1955 Lincoln Wheat Pennies
1955 is by far the most exciting year for any collector of the Lincoln Wheat Penny, as one of the most famous - if not the most famous - doubled die coin of all-time in the U.S. was minted that year. There are many reasons the 1955 doubled die Lincoln Cent has grown to become such a famous rarity. For one, it was highly publicized upon its release. Two, it hit the United States at a time that coin collecting was hitting its stride as one of the nation’s most popular hobbies. Then, there is also the fact the United States Mint actually knew the doubled die cents existed before they were released into circulation channels but did nothing to hold them back from distribution. Mint officials apparently thought that no one would notice the glaring error.

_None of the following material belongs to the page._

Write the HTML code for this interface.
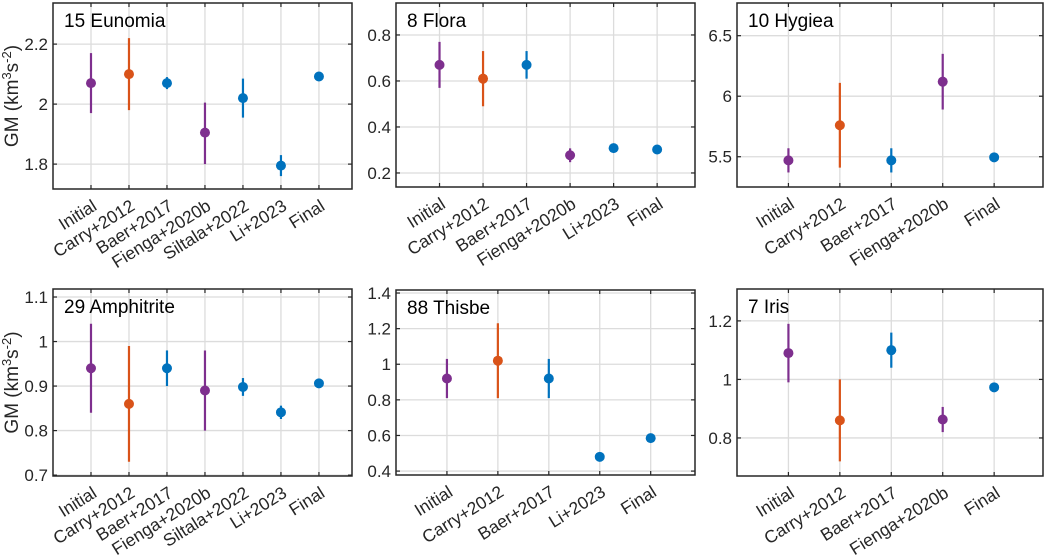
<!DOCTYPE html>
<html><head><meta charset="utf-8"><style>
html,body{margin:0;padding:0;background:#fff;}
svg{display:block;font-family:"Liberation Sans",Arial,sans-serif;}
</style></head><body>
<svg id="fig" width="1044" height="557" viewBox="0 0 1044 557"></svg>
<script>
const NS='http://www.w3.org/2000/svg';
const PURPLE='#7E2F8E',ORANGE='#D95319',BLUE='#0072BD';
// Panel data
const eunomiaCats=['Initial','Carry+2012','Baer+2017','Fienga+2020b','Siltala+2022','Li+2023','Final'];
const eunomiaVals=[2.07,2.10,2.07,1.905,2.02,1.795,2.092];
const eunomiaLo=[1.97,1.98,2.05,1.80,1.955,1.76,2.082];
const eunomiaHi=[2.17,2.22,2.09,2.005,2.085,1.83,2.102];
const eunomiaTicks=[1.8,2.0,2.2];
const floraCats=['Initial','Carry+2012','Baer+2017','Fienga+2020b','Li+2023','Final'];
const floraVals=[0.67,0.61,0.67,0.277,0.308,0.302];
const floraLo=[0.57,0.49,0.61,0.247,0.298,0.297];
const floraHi=[0.77,0.73,0.73,0.307,0.318,0.307];
const floraTicks=[0.2,0.4,0.6,0.8];
const hygieaCats=['Initial','Carry+2012','Baer+2017','Fienga+2020b','Final'];
const hygieaVals=[5.47,5.76,5.47,6.12,5.495];
const hygieaLo=[5.37,5.41,5.37,5.89,5.485];
const hygieaHi=[5.57,6.11,5.57,6.35,5.505];
const hygieaTicks=[5.5,6.0,6.5];
const amphCats=['Initial','Carry+2012','Baer+2017','Fienga+2020b','Siltala+2022','Li+2023','Final'];
const amphVals=[0.94,0.86,0.94,0.89,0.898,0.841,0.906];
const amphLo=[0.84,0.73,0.90,0.80,0.878,0.826,0.901];
const amphHi=[1.04,0.99,0.98,0.98,0.918,0.856,0.911];
const amphTicks=[0.7,0.8,0.9,1.0,1.1];
const thisbeCats=['Initial','Carry+2012','Baer+2017','Li+2023','Final'];
const thisbeVals=[0.92,1.02,0.92,0.48,0.585];
const thisbeLo=[0.81,0.81,0.81,0.46,0.58];
const thisbeHi=[1.03,1.23,1.03,0.50,0.59];
const thisbeTicks=[0.4,0.6,0.8,1.0,1.2,1.4];
const irisCats=['Initial','Carry+2012','Baer+2017','Fienga+2020b','Final'];
const irisVals=[1.09,0.86,1.10,0.863,0.973];
const irisLo=[0.99,0.72,1.04,0.82,0.968];
const irisHi=[1.19,1.00,1.16,0.906,0.978];
const irisTicks=[0.8,1.0,1.2];
const colorsA=[PURPLE,ORANGE,BLUE,PURPLE,BLUE,BLUE,BLUE];
const colorsB=[PURPLE,ORANGE,BLUE,PURPLE,BLUE,BLUE];
const colorsC=[PURPLE,ORANGE,BLUE,PURPLE,BLUE];
const colorsD=[PURPLE,ORANGE,BLUE,BLUE,BLUE];

const svg=document.getElementById('fig');
function el(tag,attrs,parent){const e=document.createElementNS(NS,tag);for(const k in attrs)e.setAttribute(k,attrs[k]);(parent||svg).appendChild(e);return e;}
function fmt(v){return (Math.round(v*10)/10).toString().replace(/\.0$/,'');}

const panels=[
 {name:'eunomia',title:'15 Eunomia',box:[53,3,352,189],y:[1.717,2.337],xmax:7.87,cats:eunomiaCats,v:eunomiaVals,lo:eunomiaLo,hi:eunomiaHi,ticks:eunomiaTicks,col:colorsA,ylab:true},
 {name:'flora',title:'8 Flora',box:[396,3,695,187],y:[0.139,0.939],xmax:6.87,cats:floraCats,v:floraVals,lo:floraLo,hi:floraHi,ticks:floraTicks,col:colorsB},
 {name:'hygiea',title:'10 Hygiea',box:[737,3,1043,187],y:[5.25,6.77],xmax:5.95,cats:hygieaCats,v:hygieaVals,lo:hygieaLo,hi:hygieaHi,ticks:hygieaTicks,col:colorsC},
 {name:'amphitrite',title:'29 Amphitrite',box:[53,289,352,476],y:[0.698,1.118],xmax:7.87,cats:amphCats,v:amphVals,lo:amphLo,hi:amphHi,ticks:amphTicks,col:colorsA,ylab:true},
 {name:'thisbe',title:'88 Thisbe',box:[396,290,695,475],y:[0.378,1.417],xmax:5.87,cats:thisbeCats,v:thisbeVals,lo:thisbeLo,hi:thisbeHi,ticks:thisbeTicks,col:colorsD},
 {name:'iris',title:'7 Iris',box:[737,289,1043,476],y:[0.67,1.309],xmax:5.95,cats:irisCats,v:irisVals,lo:irisLo,hi:irisHi,ticks:irisTicks,col:colorsC}
];

panels.forEach(p=>{
 const [x0,y0,x1,y1]=p.box;
 const xs=i=>x0+(i+1)/p.xmax*(x1-x0);
 const ys=v=>y1-(v-p.y[0])/(p.y[1]-p.y[0])*(y1-y0);
 const g=el('g',{});
 
 
 el('rect',{x:x0,y:y0,width:x1-x0,height:y1-y0,fill:'#fff'},g);
 p.cats.forEach((c,i)=>{const l=el('line',{x1:xs(i),x2:xs(i),y1:y0,y2:y1,stroke:'#dcdcdc','stroke-width':1.3},g);
  });
 p.ticks.forEach(t=>{const l=el('line',{x1:x0,x2:x1,y1:ys(t),y2:ys(t),stroke:'#dcdcdc','stroke-width':1.3},g);
  });
 p.ticks.forEach(t=>{
  el('line',{x1:x0,x2:x0+4,y1:ys(t),y2:ys(t),stroke:'#262626','stroke-width':1.2},g);
  el('line',{x1:x1,x2:x1-4,y1:ys(t),y2:ys(t),stroke:'#262626','stroke-width':1.2},g);
  const tl=el('text',{x:x0-5,y:ys(t)+6,'text-anchor':'end','font-size':17,fill:'#262626'},g);
  tl.textContent=fmt(t);
  
 });
 p.cats.forEach((c,i)=>{
  el('line',{x1:xs(i),x2:xs(i),y1:y1,y2:y1-4,stroke:'#262626','stroke-width':1.2},g);
  el('line',{x1:xs(i),x2:xs(i),y1:y0,y2:y0+4,stroke:'#262626','stroke-width':1.2},g);
  const ax=xs(i)+7,ay=y1+20;
  const tl=el('text',{x:ax,y:ay,'text-anchor':'end','font-size':17.5,fill:'#262626',transform:`rotate(-32 ${ax} ${ay})`},g);
  tl.textContent=c;
  
 });
 p.cats.forEach((c,i)=>{
  const e=el('line',{x1:xs(i),x2:xs(i),y1:ys(p.lo[i]),y2:ys(p.hi[i]),stroke:p.col[i],'stroke-width':2.2},g);
  
  const m=el('circle',{cx:xs(i),cy:ys(p.v[i]),r:5,fill:p.col[i]},g);
  
 });
 el('rect',{x:x0,y:y0,width:x1-x0,height:y1-y0,fill:'none',stroke:'#262626','stroke-width':1.5},g);
 const t=el('text',{x:x0+11,y:y0+24,'font-size':19,fill:'#000'},g);
 t.textContent=p.title;
 
 if(p.ylab){
  const cy=(y0+y1)/2;
  const yl=el('text',{x:18,y:cy,'text-anchor':'middle','font-size':19,fill:'#262626',transform:`rotate(-90 18 ${cy})`},g);
  
  yl.innerHTML='GM (km<tspan dy="-7" font-size="13">3</tspan><tspan dy="7">s</tspan><tspan dy="-7" font-size="13">-2</tspan><tspan dy="7">)</tspan>';
 }
});
</script>
</body></html>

Around 20,000 to 24,000 1955 doubled die Lincoln Wheat Pennies are thought to exist, many of which were distributed through the cigarette vending machine circuit. The obvious doubling in the obverse lettering and the date caught the eye of numismatists early on, and the coin exploded in popularity almost from the time they first entered circulation. Collectors and investors must beware that this coin is highly counterfeited – and countless examples of a so-called 1955 “Poor Man’s” doubled die exist – these are merely pieces that display slight machine doubling in the date and are worth only a couple dollars in the collector market. Be sure to buy only 1955 doubled die cents that have been graded and authenticated by a third-party coin grader.
Regular-strike 1955 Lincoln Cents are common. 330,580,000 were struck at the Philadelphia Mint, 563,257,500 at the Denver Mint, and 44,610,000 at the San Francisco Mint. The only other variety - aside from the regular strikes and doubled die business strike - is the 1955 proof Lincoln Cent. 378,200 were minted, and can be bought for $5 to $10.
An important footnote: 1955 was the last year that the San Francisco Mint would strike circulating coinage until 1968.